The Spatiality of Violence in Susan Glaspell’s Trifles

The Spatiality of Violence in Susan Glaspell’s Trifles

The present study, emphasizing the significance of interdisciplinary approach in interrogating the phenomenon of violence as comprehensively as possible, explores the concept further through the insights from recent spatial studies and spatially oriented literature studies. Although space was traditionally defined either as a distance between entities or as an empty, natural, and passive container which functions as a backstage for human action, more recent theorizations, with especially the spatial turn in the social sciences and humanities since the late 1960s, have approached the term from more critical, analytical perspectives.
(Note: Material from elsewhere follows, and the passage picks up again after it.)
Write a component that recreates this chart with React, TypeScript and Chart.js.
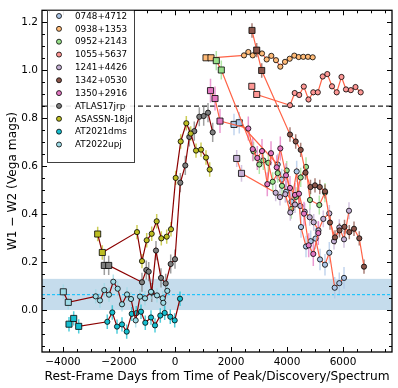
import { useEffect, useRef } from 'react';
import { Chart, registerables } from 'chart.js';
Chart.register(...registerables);

// ---------- data ----------
const seriesNames = ['0748+4712', '0938+1353', '0952+2143', '1055+5637', '1241+4426', '1342+0530', '1350+2916', 'ATLAS17jrp', 'ASASSN-18jd', 'AT2021dms', 'AT2022upj'];
const seriesColors = ['#aec7e8', '#ffbb78', '#98df8a', '#ff9896', '#c5b0d5', '#8c564b', '#e377c2', '#7f7f7f', '#bcbd22', '#17becf', '#9edae5'];
const lineColors = ['#ff6347', '#ff6347', '#ff6347', '#ff6347', '#ff6347', '#ff6347', '#ff6347', '#8b0000', '#8b0000', '#8b0000', '#8b0000'];
const squareCounts = [2, 2, 2, 2, 2, 3, 3, 2, 2, 3, 2];
const errSizes = [0.045, 0.008, 0.04, 0.012, 0.035, 0.03, 0.05, 0.04, 0.03, 0.03, 0.03];

const x0748 = [2107, 2296, 3668, 3811, 3964, 4161, 4346, 4500, 4679, 4846, 5018, 5179, 5357, 5511, 5704, 5868, 6036];
const y0748 = [0.774, 0.781, 0.607, 0.544, 0.493, 0.452, 0.578, 0.346, 0.265, 0.287, 0.298, 0.211, 0.189, 0.239, 0.093, 0.112, 0.134];

const x0938 = [1107, 1286, 2464, 2618, 2775, 2939, 3107, 3275, 3439, 3607, 3761, 3929, 4096, 4261, 4418, 4582, 4750, 4918];
const y0938 = [1.052, 1.052, 1.062, 1.076, 1.062, 1.078, 1.070, 1.045, 1.060, 1.042, 1.015, 1.035, 1.048, 1.061, 1.055, 1.056, 1.056, 1.054];

const x0952 = [1475, 1654, 2804, 3011, 3154, 3332, 3489, 3668, 3821, 3989, 4154, 4321, 4489, 4679, 4821, 5154, 5357];
const y0952 = [1.040, 1.001, 0.662, 0.607, 0.624, 0.614, 0.535, 0.571, 0.518, 0.582, 0.421, 0.472, 0.553, 0.597, 0.459, 0.438, 0.490];

const x1055 = [2743, 2918, 4107, 4275, 4436, 4600, 4768, 4939, 5100, 5275, 5439, 5607, 5775, 5946, 6107, 6279, 6446, 6632];
const y1055 = [0.933, 0.899, 0.854, 0.905, 0.897, 0.932, 0.878, 0.908, 0.908, 0.974, 0.984, 0.933, 0.908, 0.972, 0.920, 0.917, 0.930, 0.908];

const x1241 = [2204, 2375, 3596, 3750, 3939, 4118, 4286, 4475, 4632, 4811, 4954, 5125, 5296, 5511, 5679, 5868, 6036, 6214];
const y1241 = [0.632, 0.570, 0.489, 0.471, 0.483, 0.407, 0.440, 0.434, 0.410, 0.387, 0.366, 0.332, 0.380, 0.403, 0.287, 0.344, 0.295, 0.414];

const x1342 = [2750, 2918, 3096, 4107, 4311, 4489, 4661, 4839, 5000, 5171, 5357, 5536, 5714, 5875, 6054, 6225, 6393, 6582, 6750];
const y1342 = [1.166, 1.084, 0.999, 0.732, 0.703, 0.668, 0.573, 0.513, 0.520, 0.513, 0.495, 0.365, 0.303, 0.332, 0.347, 0.325, 0.339, 0.299, 0.181];

const x1350 = [1268, 1429, 1607, 2618, 2775, 2939, 3107, 3296, 3429, 3632, 3761, 3964, 4107, 4286, 4429, 4607, 4775, 4939, 5118];
const y1350 = [0.915, 0.882, 0.788, 0.757, 0.671, 0.634, 0.663, 0.525, 0.654, 0.595, 0.674, 0.562, 0.509, 0.480, 0.485, 0.402, 0.270, 0.234, 0.321];

const xAtlas = [-2525, -2368, -1179, -1025, -939, -832, -679, -500, -332, -154, 0, 189, 368, 511, 689, 868, 1025, 1179, 1346];
const yAtlas = [0.186, 0.186, 0.116, 0.167, 0.160, 0.073, 0.248, 0.134, 0.111, 0.192, 0.212, 0.531, 0.603, 0.722, 0.746, 0.806, 0.809, 0.823, 0.741];

const xAsassn = [-2761, -2596, -1357, -1179, -1011, -832, -654, -489, -296, -143, 25, 204, 404, 561, 750, 929, 1107, 1239];
const yAsassn = [0.317, 0.240, 0.325, 0.204, 0.291, 0.318, 0.370, 0.299, 0.306, 0.337, 0.551, 0.703, 0.779, 0.736, 0.665, 0.669, 0.636, 0.586];

const xDms = [-3786, -3618, -3439, -2418, -2239, -2071, -1893, -1725, -1546, -1382, -1214, -1061, -857, -714, -525, -368, -168, -11, 179];
const yDms = [-0.059, -0.035, -0.068, -0.049, -0.010, -0.069, -0.060, -0.090, -0.016, -0.013, -0.007, -0.053, -0.031, -0.064, -0.023, -0.012, -0.028, -0.043, 0.047];

const xUpj = [-3989, -3811, -2832, -2679, -2525, -2357, -2204, -2046, -1893, -1714, -1571, -1404, -1250, -1071, -857, -643, -439, -418, -275];
const yUpj = [0.076, 0.032, 0.057, 0.040, 0.083, 0.064, 0.118, 0.089, 0.024, 0.065, 0.046, -0.043, 0.056, 0.049, 0.076, 0.061, 0.049, 0.030, 0.080];

const seriesX = [x0748, x0938, x0952, x1055, x1241, x1342, x1350, xAtlas, xAsassn, xDms, xUpj];
const seriesY = [y0748, y0938, y0952, y1055, y1241, y1342, y1350, yAtlas, yAsassn, yDms, yUpj];

const xTicks = [-4000, -2000, 0, 2000, 4000, 6000];
const yTicks = [0.0, 0.2, 0.4, 0.6, 0.8, 1.0, 1.2];
const xRange = [-4750, 7750];
const yRange = [-0.175, 1.25];
const bandRange = [0.0, 0.13];
const bandCenter = 0.064;
const thresholdLine = 0.85;
const xTitle = 'Rest-Frame Days from Time of Peak/Discovery/Spectrum';
const yTitle = 'W1 \u2212 W2 (Vega mags)';

const FONT = "'DejaVu Sans', sans-serif";
const fmt = (v: number, d: number) => (v < 0 ? '\u2212' : '') + Math.abs(v).toFixed(d);

function hexA(hex: string, a: number) {
  const n = parseInt(hex.slice(1), 16);
  return `rgba(${(n >> 16) & 255},${(n >> 8) & 255},${n & 255},${a})`;
}

const customPlugin = {
  id: 'custom',
  beforeDatasetsDraw(chart: any) {
    const { ctx, chartArea: a, scales } = chart;
    const xs = scales.x, ys = scales.y;
    ctx.save();
    ctx.beginPath();
    ctx.rect(a.left, a.top, a.right - a.left, a.bottom - a.top);
    ctx.clip();
    const b0 = ys.getPixelForValue(bandRange[0]);
    const b1 = ys.getPixelForValue(bandRange[1]);
    ctx.fillStyle = 'rgba(31,119,180,0.26)';
    ctx.fillRect(a.left, b1, a.right - a.left, b0 - b1);
    // cyan dashed
    ctx.strokeStyle = '#00bfff';
    ctx.lineWidth = 1;
    ctx.setLineDash([3, 2]);
    const yc = ys.getPixelForValue(bandCenter);
    ctx.beginPath(); ctx.moveTo(a.left, yc); ctx.lineTo(a.right, yc); ctx.stroke();
    // black dashed
    ctx.strokeStyle = '#222';
    ctx.lineWidth = 1.3;
    ctx.setLineDash([5, 3]);
    const yt = ys.getPixelForValue(thresholdLine);
    ctx.beginPath(); ctx.moveTo(a.left, yt); ctx.lineTo(a.right, yt); ctx.stroke();
    ctx.setLineDash([]);
    // error bars
    ctx.lineWidth = 1.5;
    seriesX.forEach((xsArr, si) => {
      ctx.strokeStyle = hexA(seriesColors[si], 0.75);
      xsArr.forEach((xv, i) => {
        const px = xs.getPixelForValue(xv);
        const e = errSizes[si];
        const p0 = ys.getPixelForValue(seriesY[si][i] - e);
        const p1 = ys.getPixelForValue(seriesY[si][i] + e);
        ctx.beginPath(); ctx.moveTo(px, p0); ctx.lineTo(px, p1); ctx.stroke();
      });
    });
    ctx.restore();
  },
  afterDraw(chart: any) {
    const { ctx, chartArea: a, scales } = chart;
    const xs = scales.x, ys = scales.y;
    ctx.save();
    // ticks
    ctx.strokeStyle = '#000';
    ctx.lineWidth = 1;
    const tick = (v: number, len: number, horiz: boolean) => {
      if (horiz) {
        const p = Math.round(xs.getPixelForValue(v)) + 0.5;
        ctx.beginPath();
        ctx.moveTo(p, a.bottom); ctx.lineTo(p, a.bottom - len);
        ctx.moveTo(p, a.top); ctx.lineTo(p, a.top + len);
        ctx.stroke();
      } else {
        const p = Math.round(ys.getPixelForValue(v)) + 0.5;
        ctx.beginPath();
        ctx.moveTo(a.left, p); ctx.lineTo(a.left + len, p);
        ctx.moveTo(a.right, p); ctx.lineTo(a.right - len, p);
        ctx.stroke();
      }
    };
    for (let v = -4500; v <= 7500; v += 500) {
      tick(v, xTicks.includes(v) ? 5 : 3, true);
    }
    for (let k = -3; k <= 25; k++) {
      const v = k * 0.05;
      const major = k % 4 === 0;
      tick(v, major ? 5 : 3, false);
    }
    // frame
    ctx.lineWidth = 1.3;
    ctx.strokeRect(a.left, a.top, a.right - a.left, a.bottom - a.top);
    // titles
    ctx.fillStyle = '#000';
    ctx.font = `12.2px ${FONT}`;
    ctx.textAlign = 'center';
    ctx.textBaseline = 'middle';
    ctx.fillText(xTitle, (a.left + a.right) / 2, 377);
    ctx.save();
    ctx.translate(13, (a.top + a.bottom) / 2);
    ctx.rotate(-Math.PI / 2);
    ctx.fillText(yTitle, 0, 0);
    ctx.restore();
    // legend
    const lx = 47, ly = 10, lw = 87, lh = 152;
    ctx.fillStyle = 'rgba(255,255,255,0.9)';
    ctx.fillRect(lx, ly, lw, lh);
    ctx.strokeStyle = 'rgba(0,0,0,0.75)';
    ctx.lineWidth = 1;
    ctx.strokeRect(lx + 0.5, ly + 0.5, lw, lh);
    ctx.font = `8.8px ${FONT}`;
    ctx.textAlign = 'left';
    ctx.textBaseline = 'middle';
    seriesNames.forEach((n, i) => {
      const yy = 16 + i * 12.85;
      ctx.beginPath();
      ctx.arc(59, yy, 2.5, 0, Math.PI * 2);
      ctx.fillStyle = seriesColors[i];
      ctx.fill();
      ctx.lineWidth = 0.8;
      ctx.strokeStyle = '#000';
      ctx.stroke();
      ctx.fillStyle = '#000';
      ctx.fillText(n, 75, yy + 0.5);
    });
    ctx.restore();
  },
};

export default function App() {
  const ref = useRef<HTMLCanvasElement>(null);
  useEffect(() => {
    if (!ref.current) return;
    const datasets = seriesNames.map((name, si) => ({
      label: name,
      data: seriesX[si].map((xv, i) => ({ x: xv, y: seriesY[si][i] })),
      showLine: true,
      borderColor: lineColors[si],
      borderWidth: 1.2,
      backgroundColor: seriesColors[si],
      pointBackgroundColor: seriesColors[si],
      pointBorderColor: '#000',
      pointBorderWidth: 0.8,
      pointStyle: seriesX[si].map((_, i) => (i < squareCounts[si] ? 'rect' : 'circle')),
      pointRadius: seriesX[si].map((_, i) => (i < squareCounts[si] ? 4.3 : 2.6)),
      order: -si,
    }));
    const chart = new Chart(ref.current, {
      type: 'scatter',
      data: { datasets },
      options: {
        animation: false,
        responsive: false,
        devicePixelRatio: 1,
        layout: { padding: { top: 6, right: 6, left: 0, bottom: 0 } },
        plugins: { legend: { display: false }, tooltip: { enabled: false } },
        scales: {
          x: {
            type: 'linear',
            min: xRange[0],
            max: xRange[1],
            grid: { display: false, drawTicks: false },
            border: { display: false },
            afterBuildTicks: (s: any) => { s.ticks = xTicks.map((v) => ({ value: v })); },
            afterFit: (s: any) => { s.height = 36; },
            ticks: {
              color: '#000',
              padding: 4,
              maxRotation: 0,
              autoSkip: false,
              font: { family: FONT, size: 10.5 },
              callback: (v: any) => fmt(Number(v), 0),
            },
          },
          y: {
            type: 'linear',
            min: yRange[0],
            max: yRange[1],
            grid: { display: false, drawTicks: false },
            border: { display: false },
            afterBuildTicks: (s: any) => { s.ticks = yTicks.map((v) => ({ value: v })); },
            afterFit: (s: any) => { s.width = 42; },
            ticks: {
              color: '#000',
              padding: 4,
              autoSkip: false,
              font: { family: FONT, size: 10.5 },
              callback: (v: any) => fmt(Number(v), 1),
            },
          },
        },
      },
      plugins: [customPlugin],
    });
    return () => chart.destroy();
  }, []);
  return (
    <div style={{ position: 'absolute', left: 0, top: 0, width: 398, height: 388, background: '#fff' }}>
      <canvas ref={ref} width={398} height={388} />
    </div>
  );
}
Space has been conceptualized as an active, dynamic agent participating in social, political and cultural processes. To investigate the active role space, intersecting with a set of cultural, economic and political processes, plays in shaping individual and social experiences, it is significant to go beyond the traditional understanding of space as a physical entity but to include the imagined and lived aspects of spatial production as well. Violence, as an equally contested social phenomenon defying easy theorizations, is a pertinent term to be considered in relation to space with its physical, imagined and lived dimensions, and the present study seeks to explore the relations between these two terms as represented in Susan Glaspell’s Trifles. The play offers significant insights into the subtle workings of violence in everyday spaces, and calls for a comprehensive, intersectional approach in the enquiry of the term rather than focusing on a straightforward perpetrator and victim binary.